Secret 9: The Quick Sale Trap
Some agents encourage underpricing to spark bidding wars and guarantee quick closings, but once buyers anchor to a number that is too low, you risk leaving money behind. A fast sale feels good but not if it costs you thousands unnecessarily. Pricing should build momentum without creating desperation. Looking back, many sellers say rushing decisions was one of their biggest mistakes, which is why understanding the most common seller regrets that can still be avoided provides helpful perspective.
Secret 10: Flattery Can Cost You
If an agent tells you your home is perfect and needs nothing, they might be trying to avoid giving tough advice. Even great homes benefit from better lighting, fresh paint, decluttering, or strategic staging. The right tweaks help your home show its best and justify your price.
The Real Point
Most agents are not trying to deceive anyone. Some simply repeat habits they learned without realizing how they impact sellers. My goal is not to make you mistrust the industry. It is to make you prepared. When you understand these ten secrets, you ask sharper questions, you protect your equity, and you choose an agent whose interests truly align with yours.
Many of these agent-related issues fall under broader seller mistakes that can quietly cost homeowners money if they are not recognized early.
Key Takeaways
- Pricing too high or too low can cost you significantly.
- Open houses and office size matter far less than strategy and negotiation.
- Small updates often outperform expensive renovations.
- Experience beats social media popularity every time.
- Always verify claims about buyers, pricing, and marketing plans.
Real Estate Agent FAQ for Home Sellers
How do I know if an agent is overpricing my home to win my listing?
Ask every agent you interview to show you the comparable sales that support their suggested list price. If the number they give you is significantly higher than what recent similar homes have actually closed for, that's a red flag. Request specifics — which homes, which sale dates, which price per square foot. An agent who can't defend their number with data is likely pricing aspirationally to get you to sign.

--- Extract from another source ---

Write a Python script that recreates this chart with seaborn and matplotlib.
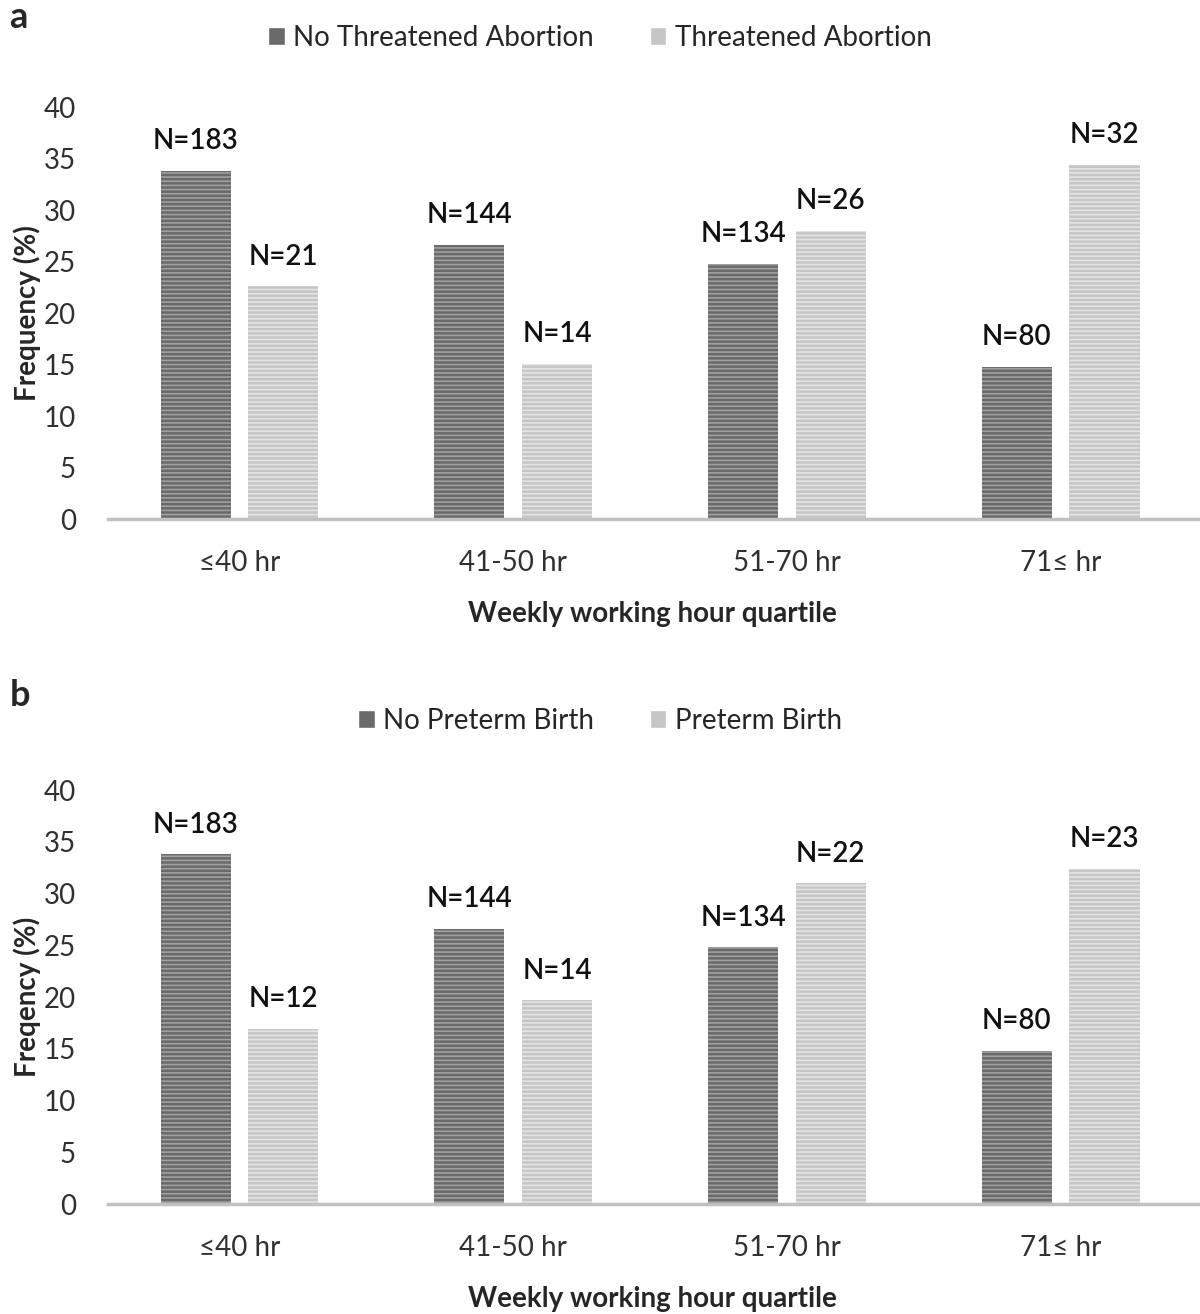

Do open houses actually help sell homes?
Rarely as the primary selling tool. Most serious buyers are already working with agents and schedule private showings. Open houses generate leads for the hosting agent more reliably than they produce offers for the seller. They can serve a purpose as part of a coordinated launch weekend strategy, but they should not be presented as the core of a marketing plan.
Does it matter which brokerage my agent works for?
Less than most sellers assume. Office size and brand recognition don't sell your home — pricing strategy, negotiation skill, and marketing execution do. An experienced agent at a smaller brokerage with a strong local track record typically outperforms a newer agent at a well-known national brand. Focus on the individual, not the logo.
How much should I spend on renovations before selling?
As little as possible while achieving move-in-ready presentation. Full kitchen and bathroom renovations rarely return dollar for dollar at resale. Fresh neutral paint, updated lighting, clean flooring, and minor repairs consistently produce stronger returns than major overhauls. Ask your agent for specific recommendations tied to comparable homes in your price range before committing to any significant project.
How do I verify that a buyer an agent claims to have is real?
Ask directly. A legitimate buyer's agent should be able to confirm the buyer is pre-approved, provide a general timeline, and answer basic questions about the buyer's situation. Vague answers or resistance to basic follow-up questions suggest the buyer may be a prospecting tactic rather than an active purchaser. Never make decisions about pricing or strategy based on an unverified claim of buyer interest.